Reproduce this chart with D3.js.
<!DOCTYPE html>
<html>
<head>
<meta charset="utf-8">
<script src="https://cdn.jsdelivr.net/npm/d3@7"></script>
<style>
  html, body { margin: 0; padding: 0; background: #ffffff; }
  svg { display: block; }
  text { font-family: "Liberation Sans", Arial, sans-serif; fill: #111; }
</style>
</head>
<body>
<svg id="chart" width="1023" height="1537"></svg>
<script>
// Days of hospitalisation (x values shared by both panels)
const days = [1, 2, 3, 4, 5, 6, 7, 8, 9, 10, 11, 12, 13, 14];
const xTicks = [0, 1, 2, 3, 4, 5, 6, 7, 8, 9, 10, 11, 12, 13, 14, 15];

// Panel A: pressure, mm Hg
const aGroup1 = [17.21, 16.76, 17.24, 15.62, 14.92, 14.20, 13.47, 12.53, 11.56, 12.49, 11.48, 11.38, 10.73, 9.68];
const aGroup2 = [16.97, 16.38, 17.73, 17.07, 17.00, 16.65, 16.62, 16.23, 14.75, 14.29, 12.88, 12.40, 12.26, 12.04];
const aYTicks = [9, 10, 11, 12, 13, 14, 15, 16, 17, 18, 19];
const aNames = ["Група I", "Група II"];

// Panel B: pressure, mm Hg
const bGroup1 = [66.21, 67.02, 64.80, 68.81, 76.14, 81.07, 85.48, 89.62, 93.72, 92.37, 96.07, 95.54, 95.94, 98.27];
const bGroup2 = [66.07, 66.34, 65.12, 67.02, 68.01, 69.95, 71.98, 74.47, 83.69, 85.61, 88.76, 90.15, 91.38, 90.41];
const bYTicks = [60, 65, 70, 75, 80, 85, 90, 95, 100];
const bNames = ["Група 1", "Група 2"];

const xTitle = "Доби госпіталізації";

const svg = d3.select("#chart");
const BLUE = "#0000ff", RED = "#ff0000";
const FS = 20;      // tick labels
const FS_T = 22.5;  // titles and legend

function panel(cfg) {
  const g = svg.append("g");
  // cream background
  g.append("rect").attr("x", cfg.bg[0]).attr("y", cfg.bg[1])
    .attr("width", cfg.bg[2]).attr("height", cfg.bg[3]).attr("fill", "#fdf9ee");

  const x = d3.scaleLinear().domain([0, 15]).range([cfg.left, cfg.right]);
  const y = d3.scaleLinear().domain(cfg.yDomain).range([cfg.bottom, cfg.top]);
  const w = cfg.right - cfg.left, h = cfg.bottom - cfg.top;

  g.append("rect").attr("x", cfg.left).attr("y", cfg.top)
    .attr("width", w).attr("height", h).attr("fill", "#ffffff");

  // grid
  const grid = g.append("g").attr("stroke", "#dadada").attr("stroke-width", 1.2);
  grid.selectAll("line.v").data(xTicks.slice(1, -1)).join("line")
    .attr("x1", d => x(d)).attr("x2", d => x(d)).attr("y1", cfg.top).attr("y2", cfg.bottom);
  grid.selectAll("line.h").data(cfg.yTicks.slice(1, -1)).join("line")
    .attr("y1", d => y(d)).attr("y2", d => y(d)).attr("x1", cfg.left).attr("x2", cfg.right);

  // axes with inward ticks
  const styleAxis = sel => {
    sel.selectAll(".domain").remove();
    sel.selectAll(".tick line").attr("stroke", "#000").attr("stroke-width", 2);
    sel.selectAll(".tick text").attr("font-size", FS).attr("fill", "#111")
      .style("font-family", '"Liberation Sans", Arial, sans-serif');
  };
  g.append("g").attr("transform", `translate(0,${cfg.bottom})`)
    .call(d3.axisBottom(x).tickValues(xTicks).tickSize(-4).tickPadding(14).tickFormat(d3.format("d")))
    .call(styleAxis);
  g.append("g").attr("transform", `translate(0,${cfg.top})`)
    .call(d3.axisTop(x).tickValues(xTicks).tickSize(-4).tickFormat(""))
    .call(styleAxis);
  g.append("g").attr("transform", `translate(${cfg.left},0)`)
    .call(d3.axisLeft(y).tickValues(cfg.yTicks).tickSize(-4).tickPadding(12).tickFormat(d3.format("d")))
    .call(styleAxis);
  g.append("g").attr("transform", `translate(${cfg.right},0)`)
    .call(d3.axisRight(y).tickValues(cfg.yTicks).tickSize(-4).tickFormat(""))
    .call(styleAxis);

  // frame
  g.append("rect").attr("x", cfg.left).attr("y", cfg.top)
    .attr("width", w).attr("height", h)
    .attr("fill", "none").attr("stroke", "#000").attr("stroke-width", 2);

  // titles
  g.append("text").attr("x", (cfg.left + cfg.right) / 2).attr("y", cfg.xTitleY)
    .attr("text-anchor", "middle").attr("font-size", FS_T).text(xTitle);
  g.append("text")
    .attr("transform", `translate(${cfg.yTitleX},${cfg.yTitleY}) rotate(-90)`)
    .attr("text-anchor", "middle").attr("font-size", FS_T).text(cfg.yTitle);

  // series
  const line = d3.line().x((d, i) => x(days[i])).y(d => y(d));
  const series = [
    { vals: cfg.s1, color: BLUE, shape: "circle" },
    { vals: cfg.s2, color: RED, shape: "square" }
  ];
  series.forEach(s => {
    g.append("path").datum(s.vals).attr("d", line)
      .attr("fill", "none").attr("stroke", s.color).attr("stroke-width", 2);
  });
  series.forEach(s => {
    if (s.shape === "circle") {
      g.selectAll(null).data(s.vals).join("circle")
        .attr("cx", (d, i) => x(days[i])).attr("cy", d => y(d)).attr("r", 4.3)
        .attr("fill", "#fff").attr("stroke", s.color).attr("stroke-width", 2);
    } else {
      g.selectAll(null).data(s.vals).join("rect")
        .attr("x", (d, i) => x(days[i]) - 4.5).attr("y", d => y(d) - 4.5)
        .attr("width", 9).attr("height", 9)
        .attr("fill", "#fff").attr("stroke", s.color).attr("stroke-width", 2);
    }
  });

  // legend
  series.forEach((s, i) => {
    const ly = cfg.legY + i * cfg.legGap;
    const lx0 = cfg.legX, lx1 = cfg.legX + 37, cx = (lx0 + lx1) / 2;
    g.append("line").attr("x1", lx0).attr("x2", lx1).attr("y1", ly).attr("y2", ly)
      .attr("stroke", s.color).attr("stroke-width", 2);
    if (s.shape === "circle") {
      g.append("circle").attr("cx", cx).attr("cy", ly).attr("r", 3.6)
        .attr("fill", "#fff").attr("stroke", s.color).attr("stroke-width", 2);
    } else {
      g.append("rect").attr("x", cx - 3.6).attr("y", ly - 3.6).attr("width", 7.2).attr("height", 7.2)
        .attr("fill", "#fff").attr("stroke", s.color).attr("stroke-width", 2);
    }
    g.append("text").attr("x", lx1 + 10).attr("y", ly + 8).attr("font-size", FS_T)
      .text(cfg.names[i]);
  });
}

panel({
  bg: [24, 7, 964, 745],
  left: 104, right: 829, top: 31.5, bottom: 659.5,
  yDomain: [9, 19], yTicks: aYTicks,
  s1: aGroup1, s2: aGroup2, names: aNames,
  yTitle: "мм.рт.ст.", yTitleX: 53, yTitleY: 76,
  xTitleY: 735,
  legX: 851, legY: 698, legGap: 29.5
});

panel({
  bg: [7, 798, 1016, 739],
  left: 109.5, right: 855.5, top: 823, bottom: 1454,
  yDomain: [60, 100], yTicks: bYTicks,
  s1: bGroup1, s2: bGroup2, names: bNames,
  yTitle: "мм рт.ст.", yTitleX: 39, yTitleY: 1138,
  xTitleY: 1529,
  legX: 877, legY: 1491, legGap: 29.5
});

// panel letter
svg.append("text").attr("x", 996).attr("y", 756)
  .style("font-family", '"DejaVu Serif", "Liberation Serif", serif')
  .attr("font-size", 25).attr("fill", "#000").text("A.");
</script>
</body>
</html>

+===+

• [SET EXERCISE] Identify and copy lines that hold the string "with".

• [RESPONSE FOR THIS EXERCISE]
Reproduce this chart with D3.js.
  // axes with inward ticks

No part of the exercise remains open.